Short exercise:
Please output every line of the material as it stands, without the pictures.

--- Collected data ---

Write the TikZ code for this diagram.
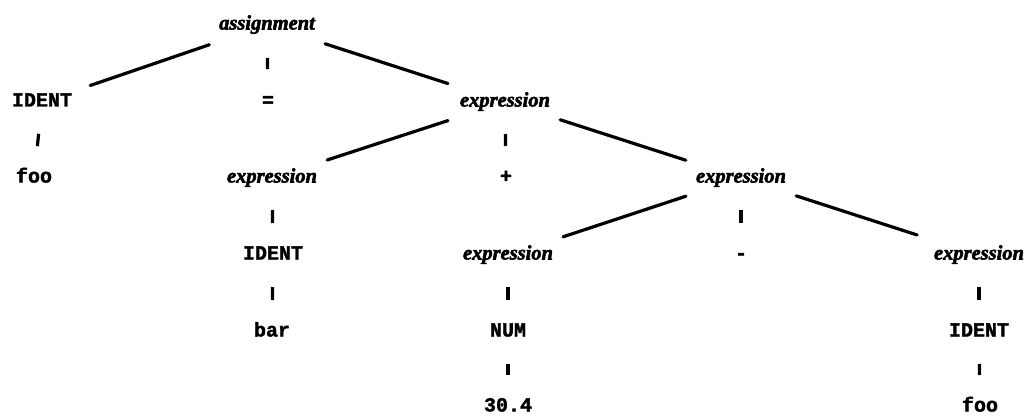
\documentclass[tikz,border=0pt]{standalone}
\usepackage{fontspec}
\newfontfamily\catfont{Liberation Serif}[FakeBold=2.6]
\newfontfamily\tokfont{Liberation Mono}[FakeBold=1.8]
\begin{document}
\begin{tikzpicture}[x=1pt,y=-1pt,
  cat/.style={font=\catfont\bfseries\itshape\fontsize{20.5}{22}\selectfont,
    inner sep=0pt, text height=9pt, text depth=0pt},
  tok/.style={font=\tokfont\bfseries\fontsize{20}{22}\selectfont,
    inner sep=0pt, text height=9pt, text depth=0pt},
  branch/.style={line width=3.2pt, line cap=round, shorten <=58pt, shorten >=58pt},
  tick/.style={line width=3.2pt, shorten <=32pt, shorten >=32pt}]
\useasboundingbox (0,0) rectangle (1027,417);

% grammar symbols and tokens, row by row
\node[cat] (assign) at (267,25)  {assignment};

\node[tok] (id1)    at (42,102)  {IDENT};
\node[tok] (eq)     at (268,102) {=};
\node[cat] (e1)     at (505,102) {expression};

\node[tok] (foo1)   at (34,178)  {foo};
\node[cat] (e2)     at (272,178) {expression};
\node[tok] (plus)   at (506,178) {+};
\node[cat] (e3)     at (741,178) {expression};

\node[tok] (id2)    at (273,255) {IDENT};
\node[cat] (e4)     at (508,255) {expression};
\node[tok] (minus)  at (741,255) {-};
\node[cat] (e5)     at (979,255) {expression};

\node[tok] (bar)    at (272,332) {bar};
\node[tok] (num)    at (508,332) {NUM};
\node[tok] (id3)    at (979,332) {IDENT};

\node[tok] (lit)    at (508,407) {30.4};
\node[tok] (foo2)   at (980,407) {foo};

% slanted branches to the outer children
\draw[branch, shorten <=61pt, shorten >=51pt] (assign.center) -- (id1.center);
\draw[branch, shorten <=61pt, shorten >=60pt] (assign.center) -- (e1.center);
\draw[branch, shorten <=60pt] (e1.center) -- (e2.center);
\draw[branch] (e1.center) -- (e3.center);
\draw[branch] (e3.center) -- (e4.center);
\draw[branch, shorten >=65pt] (e3.center) -- (e5.center);

% short strokes to the middle and single children
\draw[tick, shorten <=33pt, shorten >=33pt] (assign.center) -- (eq.center);
\draw[tick] (id1.center) -- (foo1.center);
\draw[tick] (e1.center) -- (plus.center);
\draw[tick] (e2.center) -- (id2.center);
\draw[tick] (id2.center) -- (bar.center);
\draw[tick] (e3.center) -- (minus.center);
\draw[tick] (e4.center) -- (num.center);
\draw[tick] (num.center) -- (lit.center);
\draw[tick] (e5.center) -- (id3.center);
\draw[tick] (id3.center) -- (foo2.center);
\end{tikzpicture}
\end{document}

---

Correct response:
Write the TikZ code for this diagram.
\documentclass[tikz,border=0pt]{standalone}
\usepackage{fontspec}
\newfontfamily\catfont{Liberation Serif}[FakeBold=2.6]
\newfontfamily\tokfont{Liberation Mono}[FakeBold=1.8]
\begin{document}
\begin{tikzpicture}[x=1pt,y=-1pt,
  cat/.style={font=\catfont\bfseries\itshape\fontsize{20.5}{22}\selectfont,
    inner sep=0pt, text height=9pt, text depth=0pt},
  tok/.style={font=\tokfont\bfseries\fontsize{20}{22}\selectfont,
    inner sep=0pt, text height=9pt, text depth=0pt},
  branch/.style={line width=3.2pt, line cap=round, shorten <=58pt, shorten >=58pt},
  tick/.style={line width=3.2pt, shorten <=32pt, shorten >=32pt}]
\useasboundingbox (0,0) rectangle (1027,417);

% grammar symbols and tokens, row by row
\node[cat] (assign) at (267,25)  {assignment};

\node[tok] (id1)    at (42,102)  {IDENT};
\node[tok] (eq)     at (268,102) {=};
\node[cat] (e1)     at (505,102) {expression};

\node[tok] (foo1)   at (34,178)  {foo};
\node[cat] (e2)     at (272,178) {expression};
\node[tok] (plus)   at (506,178) {+};
\node[cat] (e3)     at (741,178) {expression};

\node[tok] (id2)    at (273,255) {IDENT};
\node[cat] (e4)     at (508,255) {expression};
\node[tok] (minus)  at (741,255) {-};
\node[cat] (e5)     at (979,255) {expression};

\node[tok] (bar)    at (272,332) {bar};
\node[tok] (num)    at (508,332) {NUM};
\node[tok] (id3)    at (979,332) {IDENT};

\node[tok] (lit)    at (508,407) {30.4};
\node[tok] (foo2)   at (980,407) {foo};

% slanted branches to the outer children
\draw[branch, shorten <=61pt, shorten >=51pt] (assign.center) -- (id1.center);
\draw[branch, shorten <=61pt, shorten >=60pt] (assign.center) -- (e1.center);
\draw[branch, shorten <=60pt] (e1.center) -- (e2.center);
\draw[branch] (e1.center) -- (e3.center);
\draw[branch] (e3.center) -- (e4.center);
\draw[branch, shorten >=65pt] (e3.center) -- (e5.center);

% short strokes to the middle and single children
\draw[tick, shorten <=33pt, shorten >=33pt] (assign.center) -- (eq.center);
\draw[tick] (id1.center) -- (foo1.center);
\draw[tick] (e1.center) -- (plus.center);
\draw[tick] (e2.center) -- (id2.center);
\draw[tick] (id2.center) -- (bar.center);
\draw[tick] (e3.center) -- (minus.center);
\draw[tick] (e4.center) -- (num.center);
\draw[tick] (num.center) -- (lit.center);
\draw[tick] (e5.center) -- (id3.center);
\draw[tick] (id3.center) -- (foo2.center);
\end{tikzpicture}
\end{document}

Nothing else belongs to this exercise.